Around 1910, the American Medical Association cracked down on quackery, and inventions like the Heidelberg Electric Belt, which sometimes caused sores, faded from the pages of the Sears Big Book. But in 1902, the catalog promised “for those sexually weak or impotent or suffering from any trouble of the sexual organs, the Giant 80-gauge Belt affords relief when everything else has failed.” The ad copy went on: “The stimulating alternating current forces a vigorous circulation of blood into the seminal glands, enlivening them into a healthy glow.”
Brain Pills, Blood Builder and Arsenic Complexion Wafers
The Heidelberg Electric Belt wasn’t the only quack cure Sears sold. In the early 20th century, when the average life span was 47, Sears exploited a scared, sick and vulnerable generation with countless sham remedies.
Back when depression was known as “melancholia” and anxiety as “nervousness,” Sears sold Dr. Hammond’s Nerve and Brain Pills. Among the many symptoms the pills professed to cure were “low spirits,” “specks floating before the eyes,” and “lassitude, throbbing, gurgling or rumbling sensations in bowels, with heat and nipping pains occasionally.”
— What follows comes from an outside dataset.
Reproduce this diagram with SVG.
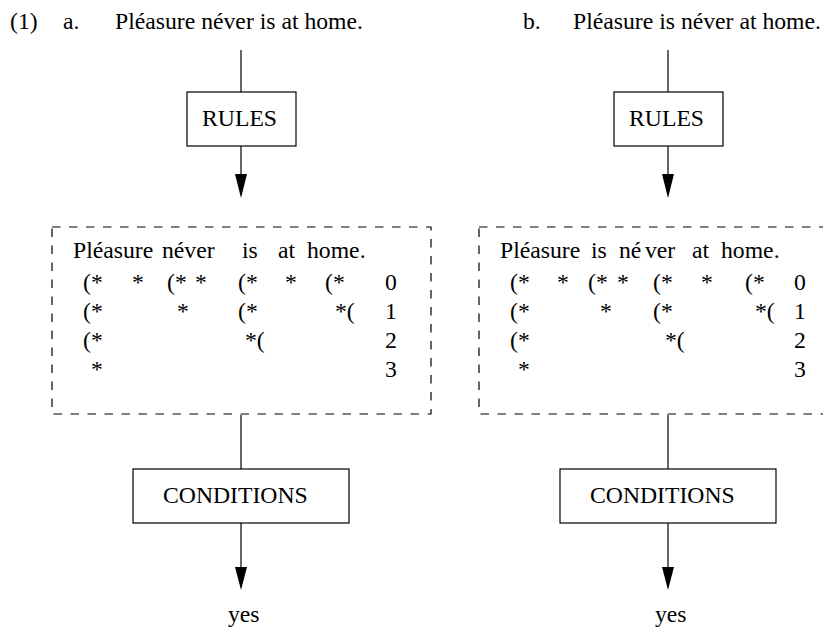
<svg xmlns="http://www.w3.org/2000/svg" width="823" height="629" viewBox="0 0 823 629">
  <defs>
    <style>
      text { font-family: "Liberation Serif", "Times New Roman", serif; font-size: 23.7px; fill: #000; }
      .box { fill: #fff; stroke: #000; stroke-width: 1.2; }
      .dash { fill: none; stroke: #000; stroke-width: 1.2; stroke-dasharray: 8.5 8.5; }
      .wire { fill: none; stroke: #000; stroke-width: 1.2; }
      .head { fill: #000; stroke: none; }
    </style>
  </defs>
  <rect width="823" height="629" fill="#fff"/>

  <!-- example heading -->
  <g id="heading">
    <text x="10" y="29">(1)</text>
    <text x="63" y="29">a.</text>
    <text x="115" y="29">Pléasure néver is at home.</text>
    <text x="523" y="29">b.</text>
    <text x="573" y="29">Pléasure is néver at home.</text>
  </g>

  <!-- connectors -->
  <g id="connectors">
    <line class="wire" x1="241" y1="50" x2="241" y2="92"/>
    <line class="wire" x1="241" y1="146" x2="241" y2="176"/>
    <polygon class="head" points="235,174 247,174 241,198"/>
    <line class="wire" x1="241" y1="415" x2="241" y2="469"/>
    <line class="wire" x1="241" y1="523" x2="241" y2="569"/>
    <polygon class="head" points="235,567 247,567 241,590"/>

    <line class="wire" x1="668" y1="50" x2="668" y2="92"/>
    <line class="wire" x1="668" y1="146" x2="668" y2="176"/>
    <polygon class="head" points="662,174 674,174 668,198"/>
    <line class="wire" x1="668" y1="415" x2="668" y2="469"/>
    <line class="wire" x1="668" y1="523" x2="668" y2="569"/>
    <polygon class="head" points="662,567 674,567 668,590"/>
  </g>

  <!-- left column -->
  <g id="rules-a">
    <rect class="box" x="187" y="92" width="109" height="54"/>
    <text x="202" y="126">RULES</text>
  </g>

  <g id="grid-a">
    <rect class="dash" x="52" y="227" width="379" height="187"/>
    <text x="73" y="258">Pléasure</text>
    <text x="162" y="258">néver</text>
    <text x="242" y="258">is</text>
    <text x="278" y="258">at</text>
    <text x="307" y="258">home.</text>

    <text x="83" y="290">(*</text>
    <text x="132" y="290">*</text>
    <text x="167" y="290">(*</text>
    <text x="195" y="290">*</text>
    <text x="238" y="290">(*</text>
    <text x="285" y="290">*</text>
    <text x="325" y="290">(*</text>
    <text x="385" y="290">0</text>

    <text x="83" y="319">(*</text>
    <text x="177" y="319">*</text>
    <text x="238" y="319">(*</text>
    <text x="335" y="319">*(</text>
    <text x="385" y="319">1</text>

    <text x="83" y="348">(*</text>
    <text x="245" y="348">*(</text>
    <text x="385" y="348">2</text>

    <text x="91" y="377">*</text>
    <text x="385" y="377">3</text>
  </g>

  <g id="conditions-a">
    <rect class="box" x="133" y="469" width="216" height="54"/>
    <text x="163" y="503">CONDITIONS</text>
  </g>

  <g id="result-a">
    <text x="228" y="622">yes</text>
  </g>

  <!-- right column -->
  <g id="rules-b">
    <rect class="box" x="614" y="92" width="109" height="54"/>
    <text x="629" y="126">RULES</text>
  </g>

  <g id="grid-b">
    <rect class="dash" x="479" y="227" width="379" height="187"/>
    <text x="500" y="258">Pléasure</text>
    <text x="591" y="258">is</text>
    <text x="619" y="258">né</text>
    <text x="645" y="258">ver</text>
    <text x="692" y="258">at</text>
    <text x="721" y="258">home.</text>

    <text x="510" y="290">(*</text>
    <text x="557" y="290">*</text>
    <text x="588" y="290">(*</text>
    <text x="617" y="290">*</text>
    <text x="653" y="290">(*</text>
    <text x="701" y="290">*</text>
    <text x="745" y="290">(*</text>
    <text x="794" y="290">0</text>

    <text x="510" y="319">(*</text>
    <text x="600" y="319">*</text>
    <text x="653" y="319">(*</text>
    <text x="755" y="319">*(</text>
    <text x="794" y="319">1</text>

    <text x="510" y="348">(*</text>
    <text x="665" y="348">*(</text>
    <text x="794" y="348">2</text>

    <text x="518" y="377">*</text>
    <text x="794" y="377">3</text>
  </g>

  <g id="conditions-b">
    <rect class="box" x="560" y="469" width="216" height="54"/>
    <text x="590" y="503">CONDITIONS</text>
  </g>

  <g id="result-b">
    <text x="655" y="622">yes</text>
  </g>
</svg>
If you had cancer, acne, ulcers, carbuncles or rheumatism (“especially that arising from mercurial poisoning”), then Dr. Barker’s Blood Builder, or “B.B.B.,” could “depoison” your blood “no matter how diseased the system is.”
And if your struggles were purely cosmetic, you had to look no further than Dr. Rose’s Arsenic Complexion Wafers, a “perfectly harmless” arsenic digestible that possessed the “Wizard’s touch.” Marketed for those with “even the coarsest and most repulsive skin and complexion,” the wafers were “guaranteed a sure cure for freckles, moth, blackheads, pimples, vulgar redness,” and so much more.
In 1900, about one in 40 Americans died each year. During these deadlier days, families often convened at rural garden cemeteries to picnic while communing with their loved ones. So why not give your family something beautiful to admire while they munched on mutton, boneless codfish, canned marrowfat or any other delicacies Sears sold at the time? That’s right, in Sears’s special-edition 1906 “Tombstones and Monuments” catalog, you could choose from myriad markers that were “delivered on the cars at the quarry and marble works in Vermont.”
Sears, of course, had headstones for varied budgets. “This Beautiful Symbol of Innocence,” a quaint monument topped with a sleeping lamb, went for as low as $12.66 (some $420 today); the “Special Double Monument” (one side for “father,” one for “mother”) sold for $20.48 ($675 today); and for big spenders, Sears offered the “Best Dark Barre Granite Sarcophagus,” which started at $113.87 ($3,750 today).
By the 1890s, Richard W. Sears, a backwoods Minnesotan who understood agrarian life, expanded his mail-order enterprise to cater specifically to rural Americans, offering everything from fishing tackle to eyeglasses to baby carriages. “In rural America, you often had a few books, your Bible and the Sears catalog,” says Franz.
Benefiting from Rural Free Delivery, America’s burgeoning westward expansion and an era when background checks didn’t exist, Sears sold guns, in the mail, to anyone. In Sears’s 1950 Big Book, long before the Gun Control Act of 1968 or the Brady Law of 1993 anyone—absolutely anyone—could buy a Remington .22 for $17.95 (about $221 today), a Browning automatic for $78.44 ($966 today) or a Winchester for $98.89 ($1,218 today).